Be sure to View your data and check its structure to make sure it looks clean and tidy before saving.
Run the code below:

atu_clean <- atu_cleaner

This code will create a new data frame in your Environment called atu_clean which is a final copy of atu_cleaner.
- If atu_clean is swept from your Environment all of the changes you made will NOT be saved.
- You would need to re-run the script to clean the data again.
To permanently save your changes you need to save the file as an R data file or .Rda.
Run the code below:

save(atu_clean, file = "atu_clean.Rda")

Look in your Files pane for the atu_clean.Rda file.
- This is as permanent copy of your clean atu data.
- To load the data onto your Environment click on the file.
- A pop-up window confirming the upload will appear.

Flex your skills

Now that you have learned some cleaning data basics, it’s time to revisit the food data.
Run the code below:

histogram(~calories | healthy_level, data = food)

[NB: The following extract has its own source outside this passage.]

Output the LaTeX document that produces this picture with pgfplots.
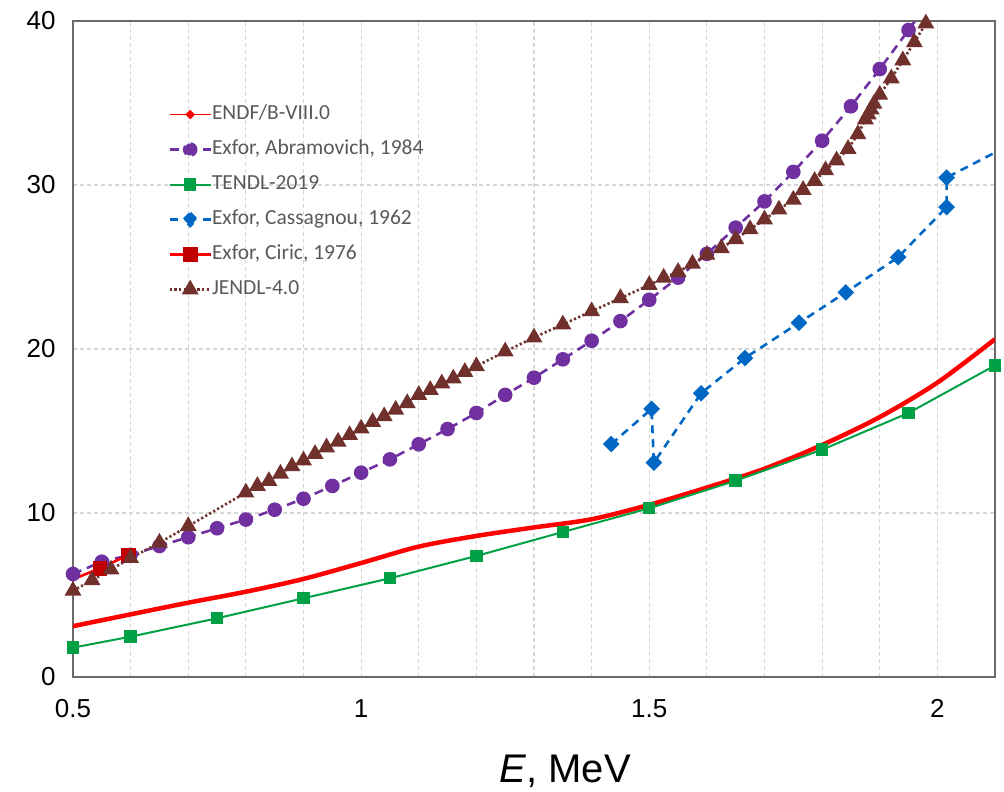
\documentclass[border=0pt]{standalone}
\usepackage{fontspec}
\setmainfont{Liberation Sans}
\newfontfamily\legendfont{Carlito}
\usepackage{pgfplots}
\pgfplotsset{compat=1.18}

\definecolor{endfred}{HTML}{FF0000}
\definecolor{abrpurple}{HTML}{7030A0}
\definecolor{tendlgreen}{HTML}{00A045}
\definecolor{casblue}{HTML}{0068C4}
\definecolor{ciricred}{HTML}{C00000}
\definecolor{jendlbrown}{HTML}{70302C}
\definecolor{gridgray}{HTML}{D6D6D6}
\definecolor{framegray}{HTML}{6A6A6A}
\definecolor{legtext}{HTML}{595959}

\begin{document}
\begin{tikzpicture}
\useasboundingbox (0,0) rectangle (1004pt,792pt);
\begin{axis}[
  at={(73pt,115pt)}, anchor=south west,
  scale only axis, width=922pt, height=656pt,
  xmin=0.5, xmax=2.1, ymin=0, ymax=40,
  xtick={0.5,1,1.5,2}, xticklabels={0.5,1,1.5,2},
  minor xtick={0.6,0.7,0.8,0.9,1.1,1.2,1.3,1.4,1.6,1.7,1.8,1.9},
  ytick={0,10,20,30,40},
  xmajorgrids, xminorgrids, ymajorgrids,
  major grid style={draw=gridgray, line width=1.2pt, dash pattern=on 4pt off 3pt},
  minor grid style={draw=gridgray, line width=1.2pt, dash pattern=on 4pt off 3pt},
  major tick length=0pt, minor tick length=0pt,
  axis line style={draw=framegray, line width=1.8pt},
  /pgf/number format/assume math mode=true,
  tick label style={font=\fontsize{26}{30}\selectfont, text=black},
  yticklabel style={xshift=-14pt},
  xticklabel style={yshift=-19pt},
  xlabel={\textit{E}, MeV},
  xlabel style={at={(axis description cs:0.534,0)}, anchor=base, yshift=-106pt,
                font=\fontsize{40}{48}\selectfont},
  legend cell align=left,
  legend style={at={(0.1,0.876)}, anchor=north west, draw=none, fill=none,
                font=\legendfont\fontsize{21.5}{24}\selectfont, text=legtext,
                row sep=15pt,
                nodes={inner xsep=0pt, inner ysep=0pt, text height=15pt, text depth=5pt}},
  legend image code/.code={\draw[mark repeat=2,mark phase=2,#1]
      plot coordinates {(0pt,0pt) (20.5pt,0pt) (41pt,0pt)};},
  clip=true,
]

% ENDF/B-VIII.0 evaluation (smooth curve)
\addplot[endfred, line width=4.5pt, smooth, tension=0.5, no marks,
  legend image code/.code={\draw[endfred, line width=1.5pt] (0pt,0pt) -- (41pt,0pt);
                           \fill[endfred] (20.5pt,0pt) circle (1.6pt);}]
  table {
x y
0.5 3.1
0.6 3.82
0.7 4.53
0.8 5.2
0.9 5.98
1.0 6.95
1.1 7.95
1.2 8.6
1.3 9.12
1.4 9.62
1.5 10.5
1.6 11.55
1.7 12.7
1.8 14.15
1.9 15.85
2.0 17.95
2.1 20.6
};
\addlegendentry{ENDF/B-VIII.0}

% Abramovich, 1984
\addplot[abrpurple, line width=2.6pt, dash pattern=on 9pt off 6pt,
  mark=*, mark size=6pt, mark options={solid, fill=abrpurple, draw=abrpurple},
  legend image code/.code={\draw[abrpurple, line width=2.6pt] (0pt,0pt) -- (9pt,0pt);
                           \draw[abrpurple, line width=2.6pt] (33pt,0pt) -- (41pt,0pt);
                           \fill[abrpurple] (20.5pt,0pt) circle (6pt);}]
  table {
x y
0.5 6.28
0.55 7.03
0.6 7.45
0.65 7.99
0.7 8.52
0.75 9.07
0.8 9.6
0.85 10.2
0.9 10.87
0.95 11.65
1.0 12.46
1.05 13.27
1.1 14.19
1.15 15.12
1.2 16.1
1.25 17.2
1.3 18.25
1.35 19.37
1.4 20.5
1.45 21.7
1.5 23.0
1.55 24.35
1.6 25.8
1.65 27.4
1.7 29.0
1.75 30.8
1.8 32.7
1.85 34.8
1.9 37.07
1.95 39.45
2.0 41.9
};
\addlegendentry{Exfor, Abramovich, 1984}

% TENDL-2019
\addplot[tendlgreen, line width=2pt,
  mark=square*, mark size=5.2pt, mark options={fill=tendlgreen, draw=tendlgreen}]
  table {
x y
0.5 1.79
0.6 2.46
0.75 3.58
0.9 4.8
1.05 6.02
1.2 7.38
1.35 8.84
1.5 10.29
1.65 11.97
1.8 13.86
1.95 16.1
2.1 19.0
};
\addlegendentry{TENDL-2019}

% Cassagnou, 1962
\addplot[casblue, line width=2.6pt, dash pattern=on 8pt off 6pt,
  mark=square*, mark size=4.6pt, mark options={solid, rotate=45, fill=casblue, draw=casblue},
  legend image code/.code={\draw[casblue, line width=2.6pt] (0pt,0pt) -- (9pt,0pt);
                           \draw[casblue, line width=2.6pt] (33pt,0pt) -- (41pt,0pt);
                           \fill[casblue] (20.5pt,6.5pt) -- (27pt,0pt) -- (20.5pt,-6.5pt)
                                          -- (14pt,0pt) -- cycle;}]
  table {
x y
1.434 14.2
1.504 16.35
1.508 13.07
1.59 17.3
1.666 19.45
1.76 21.6
1.841 23.45
1.932 25.6
2.016 28.65
2.016 30.45
2.2 33.8
};
\addlegendentry{Exfor, Cassagnou, 1962}

% Ciric, 1976
\addplot[endfred, line width=2.6pt, mark indices={2,3},
  mark=square*, mark size=6pt, mark options={fill=ciricred, draw=ciricred},
  legend image code/.code={\draw[endfred, line width=2.6pt] (0pt,0pt) -- (41pt,0pt);
                           \fill[ciricred] (14.5pt,-6pt) rectangle (26.5pt,6pt);}]
  table {
x y
0.5 5.96
0.547 6.63
0.596 7.44
};
\addlegendentry{Exfor, Ciric, 1976}

% JENDL-4.0
\addplot[jendlbrown, line width=2.6pt, dash pattern=on 2.2pt off 2.4pt,
  mark=triangle*, mark size=7.2pt, mark options={solid, fill=jendlbrown, draw=jendlbrown}]
  table {
x y
0.5 5.26
0.533 5.9
0.566 6.55
0.6 7.25
0.65 8.19
0.7 9.2
0.8 11.25
0.82 11.65
0.84 11.95
0.86 12.4
0.88 12.85
0.9 13.2
0.92 13.6
0.94 14.0
0.96 14.35
0.98 14.75
1.0 15.15
1.02 15.55
1.04 15.9
1.06 16.3
1.08 16.7
1.10 17.2
1.12 17.5
1.14 17.9
1.16 18.2
1.18 18.6
1.2 18.95
1.25 19.85
1.3 20.7
1.35 21.5
1.4 22.3
1.45 23.1
1.5 23.9
1.525 24.35
1.55 24.7
1.575 25.2
1.6 25.75
1.625 26.15
1.65 26.7
1.675 27.3
1.7 27.9
1.725 28.5
1.75 29.1
1.767 29.7
1.787 30.25
1.806 30.9
1.825 31.5
1.845 32.2
1.862 33.1
1.875 34.0
1.88 34.3
1.885 34.6
1.89 34.95
1.9 35.5
1.92 36.5
1.94 37.6
1.96 38.7
1.98 39.85
};
\addlegendentry{JENDL-4.0}

\end{axis}
\end{tikzpicture}
\end{document}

Use the as.factor() function to convert healthy_level into a categorical variable and re-run the histogram function.
- Notice that the healthy_level categories are now numbers as opposed to tick-marks. This is an improvement but an even better solution would be to recode the categories.
Recode the healthy_level categories and re-run the histogram function.
- “1” = “Very Unhealthy”
- “2” = “Unhealthy”
- “3” = “Neutral”
- “4” = “Healthy”
- “5” = “Very Healthy”
If your food data is cleared from your Environment, the changes that you made to the healthy_level variable will not be saved.
To save your changes permanently, save your food file as an R data file.